To fill airtime during fallow sports times of the year, ESPN does this Ocho thing.
“Sports” you’ve never heard of, or even conceptualized.
How far up on a roof you can throw a beanbag, and some such. Stuff
you made up in your backyard after school when you and your best pal were nine years old and bored.
Now it’s televised. “World Championships” in some dude’s driveway. On the World Wide Leader Deux.
Thankfully I haven’t seen any Quidditch yet. But did once while walking Seneca Park.
Anyhooooooo, one of those new “sports” is Omega Ball.
Which is soccer played on a circular field with three teams and three goals.
Moderately interesting. If it’s late in the rainy afternoon, you’ve been running around all day doing errands and need some white noise to ease you into a nap.
What on earth does this have to do with college football’s Rivalry Week?
This, simply the most fascinating SEC battle of the first quarter of the 21st Century.
Ole Miss vs. LSU vs. Florida.
The Lane Kiffin Bowl.
Reported to be “played” Sunday November 30.
It will be televised live, I’m so sure.
Originating from Oxford or Baton Rouge or Gainesville, site to be determined. Be sure to keep your eyes on those flight logs.
You shall find no predictions on that one below.
* * * * *
Last week was Get Back Loretta/ Get Back To Where You Once Belonged for the nation’s foremost forecaster.
OK, so Decembrist Baby Blue Bill Belichick didn’t win his rivalry game as a gift for his stylin’ May GF. Duke came back on Carolina, thanks to a pretty damn nifty fake FG called by Manny Diaz.
That was my only miscue.
Quack over Trojans. Commodores over Wildcats. Nittany Lions over Cornhuskers. And a Mustang stampede in Big D little a double l a s. Over . . . ahem.
4-1 for the week, improves my W/L on the season to 49-29.

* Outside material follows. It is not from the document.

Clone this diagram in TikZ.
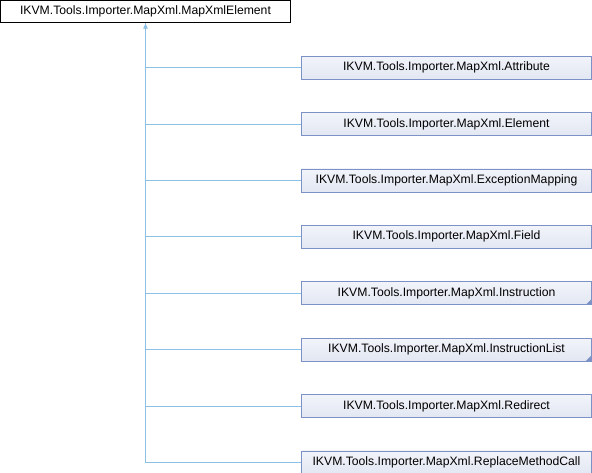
\documentclass[tikz,border=0pt]{standalone}
\usepackage{fontspec}
\setmainfont{Liberation Sans}
\usetikzlibrary{arrows.meta,positioning}
\definecolor{boxline}{RGB}{124,146,199}
\definecolor{boxtop}{RGB}{242,244,250}
\definecolor{boxbot}{RGB}{226,231,242}
\definecolor{edgeblue}{RGB}{141,192,230}
\tikzset{>={Latex[length=6pt,width=5pt]},node distance=33pt}
\tikzset{base/.style={rectangle,minimum width=290pt,minimum height=23pt,inner sep=0pt,
        font=\fontsize{12.2}{14}\selectfont}}
\tikzset{root/.style={base,draw=black,fill=white,minimum height=22pt}}
\tikzset{cls/.style={base,draw=boxline,top color=boxtop,bottom color=boxbot}}
\tikzset{edge/.style={draw=edgeblue,line width=0.8pt}}

\begin{document}
\begin{tikzpicture}[x=1pt,y=-1pt]
                \useasboundingbox (0,0) rectangle (592,472);
                \node[root] (mxe) at (145.5,11.5) {IKVM.Tools.Importer.MapXml.MapXmlElement};
                \node[cls] (attr) at (446.5,67.5) {IKVM.Tools.Importer.MapXml.Attribute};
                \node[cls] (elem) [below=of attr] {IKVM.Tools.Importer.MapXml.Element};
                \node[cls] (exmap) [below=of elem] {IKVM.Tools.Importer.MapXml.ExceptionMapping};
                \node[cls] (field) [below=of exmap] {IKVM.Tools.Importer.MapXml.Field};
                \node[cls] (instr) [below=of field] {IKVM.Tools.Importer.MapXml.Instruction};
                \node[cls] (ilist) [below=of instr] {IKVM.Tools.Importer.MapXml.InstructionList};
                \node[cls] (redir) [below=of ilist] {IKVM.Tools.Importer.MapXml.Redirect};
                \node[cls] (rmc) [below=of redir] {IKVM.Tools.Importer.MapXml.ReplaceMethodCall};
                % small corner marks: classes with more derived classes
                \fill[boxline] (instr.south east) -- ++(-6,0) -- ++(6,-6) -- cycle;
                \fill[boxline] (ilist.south east) -- ++(-6,0) -- ++(6,-6) -- cycle;
                \path[edge]
                    (rmc.west) -| (mxe.south)
                    (attr.west) -- (attr.west -| mxe.south)
                    (elem.west) -- (elem.west -| mxe.south)
                    (exmap.west) -- (exmap.west -| mxe.south)
                    (field.west) -- (field.west -| mxe.south)
                    (instr.west) -- (instr.west -| mxe.south)
                    (ilist.west) -- (ilist.west -| mxe.south)
                    (redir.west) -- (redir.west -| mxe.south);
                \draw[edge,->] (attr.west -| mxe.south) -- (mxe.south);
\end{tikzpicture}
\end{document}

Intending to close out the regular season with a flourish, I present this week’s winners:
Texas A&M @ Texas. These Lone Star State rivals haven’t met in the state capitol since 2010. Now that they’re back in the same conference. It’s again an annual battle. Longhorns have underwhelmed. But are better as of late. Aggies stand unblemished. Burnt orange want to CFP. College Stationers want to stay undefeated. Not after Friday night. Hook ’em.
Miami @ Pittsburgh. It’s a big game. The U been complainin’ a lot about CFP disrespect. Never a good sign with an important battle afoot. Ask conference pal Seminoles how they’ve fared since their complaining about being left out when undefeated. Besides, the Canes are mentored by the worst in game coach in the land. Mario Cristobal, if the Tecovas fit, slip into ’em. Steeltowners survive.
Ohio State @ Michigan. Is it really possible that the current and prevailing best team extant could fall to arch rival FIVE seasons in a row? Of course. Anything is possible. Especially in the Big House. That’s why they play the game. Were it to, the band would have to rethink the Script Ohio thing. But it shall not occur. Brutus goes home a happy Buckeye. The i is dotted.
Vanderbilt @ Tennessee. Commodores last prevailed in Rocky Top in ’17. Vols have dominated long standing rivalry. And have won last six. But there’s something about this Pavia kid. Cocky. Unafraid. A winner. Hopeful about playoff, long shot it may be. Vandy upsets Vols.
Florida State @ Florida. Lucky for the Gators, their fans will be paying more attention to Lane Kiffin’s Instagram feed than what’s happening on the gridiron. They’ll be cheering the next savior next season, though they don’t know whom it will be. Meanwhile the Seminole faithful wish they had something to look forward to beyond another season of Mike Norvell freefall. But they don’t. Which shall be underscored by losing to their rival across the state to end this miserable campaign..
Indiana @ Purdue. Last season: 66-0. Boilermakers learn yet again what it means to be Cignettisized. Hoosiers be drinkin’ from Old Oaken Bucket.
Kentucky @ Louisville. A resistible force meets a movable object. Cardinals’ decimated offense takes on Wildcats’ similarly afflicted defense. It’s like the Civil War Battle of Wauhatchie which was the next major one after Gettysburg, where there were 51,000 casualties. Last week, these rivals, both with depleted rosters, lost by a combined score of 23-83. Game Day will not be in town. No Chris. No Herbie. Not much top level pigskin. Plenty of medical personnel. Lots of empty seats. Somehow Louisville eeks out a win on the back of some 4th string midseason walk on, after he spends the 3dQ in the triage tent.